Does Mood Jewelry Actually Work?
By definition, then, it’s not about a meaning that has to apply. There’s no way for the mood ring to tell you which of these things you may be feeling.
Instead, you do some of the work of interpretation by looking at the various possibilities and seeing which apply to you. It is scientifically proven that mixed emotions correspond to physical activity within us. And in some way, a mood ring monitors your physical activity.
(Ieva Makauskaite - shutterstock.com)
One wouldn’t make decisions based on the color of a mood ring. Rather, the piece can be a way of getting a reminder, and of seeing how your body’s physiological processes are in synch with your emotions. That must make a person feel good, feeling the balance between physical and mental. Having a little friend that you can wear is probably what has made mood rings popular over the years.
Some people also turn to these scientific-and-lovely items to let others know their mood. It can be a bit of a joke or it can be more serious. You might be saying, “be careful when you see my mood ring is orange-red. Come back when it’s blue.”
So Did Jewelry Address the Mood Market?
In fact, some couples and families and groups of friends do have success this way. Now, it may be that sometimes there is a “false positive,” an indication of a bad mood that is misleading, but better safe than sorry, right? If you learn to correlate the mood ring colors with demonstrated moods and behavior of your boyfriend, sister, etc., that may be helpful.

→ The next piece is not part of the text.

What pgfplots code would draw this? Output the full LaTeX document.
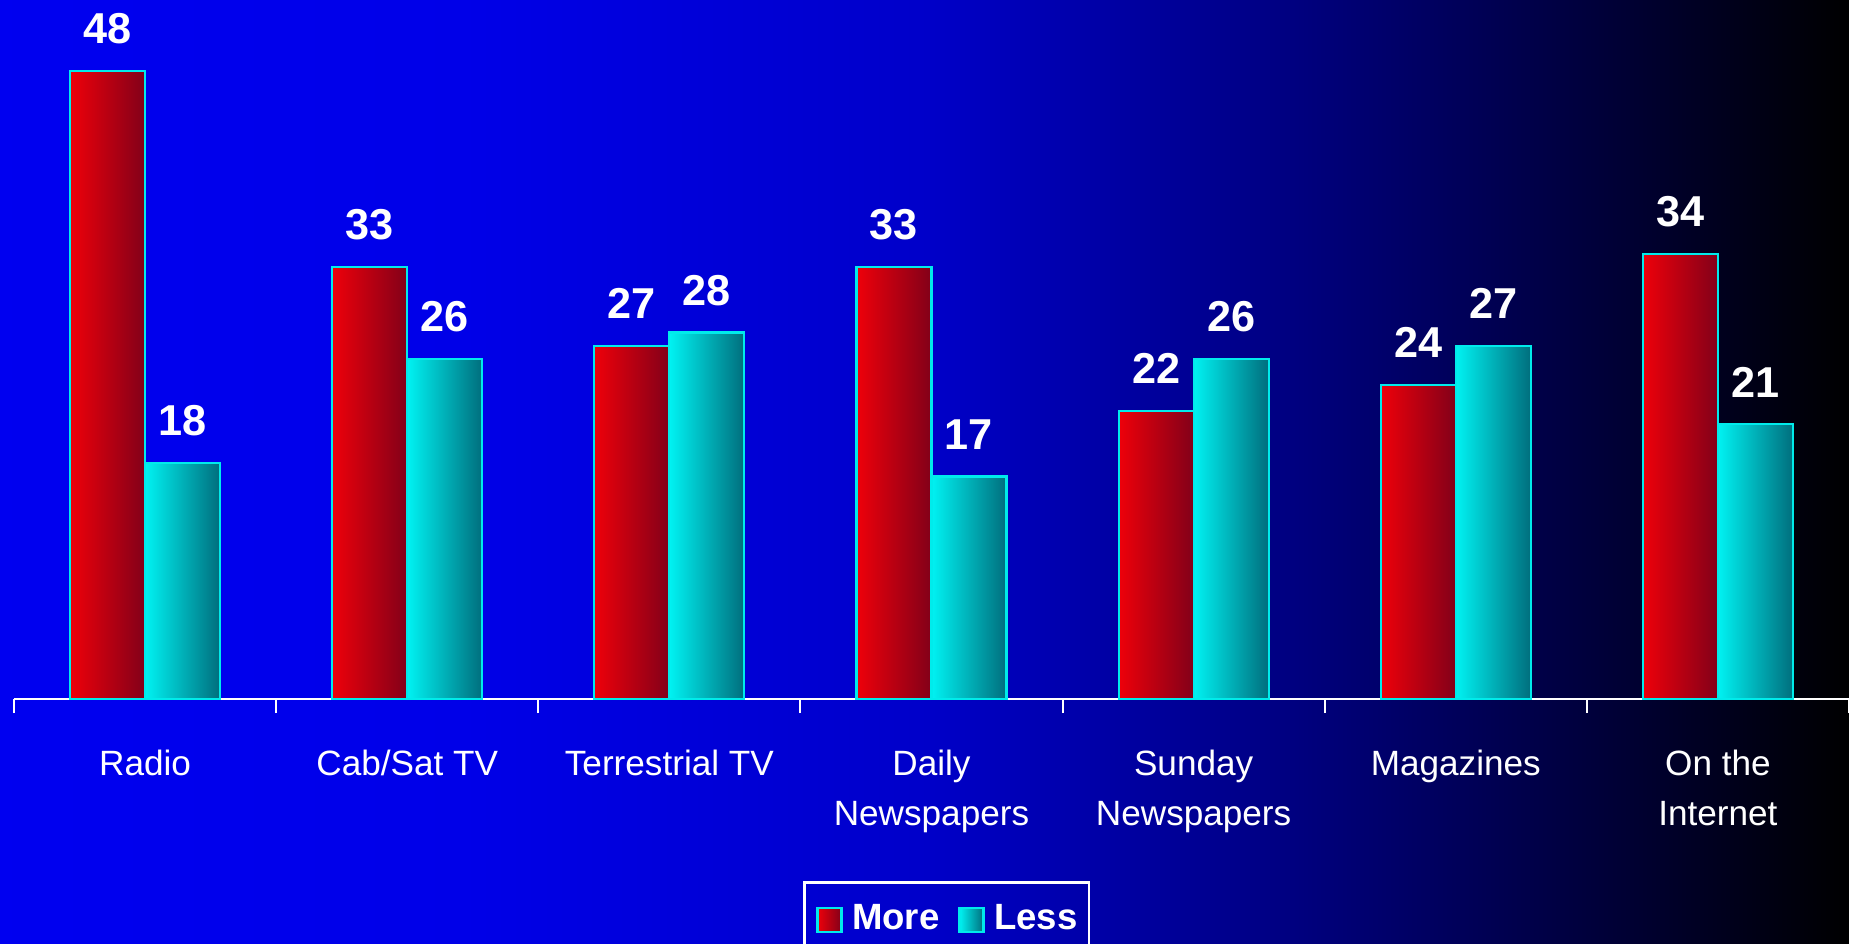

At the end of the day, isn’t there a lot to be said for a ring that can change into many colors? Plus, it’s you that’s making it do so. Why wear a happy ring when you’re sad, or a calm ring when nervous?
In today’s society, we’re not afraid of our emotions. It’s all right to be sad or to have anxiety. It’s certainly OK to be happy. Why not own these emotions with a modern mood ring? What about a mood engagement ring? Own the ring, don’t let it own you. Show your feelings with it, perhaps a bit more than looking to it to show you your emotions.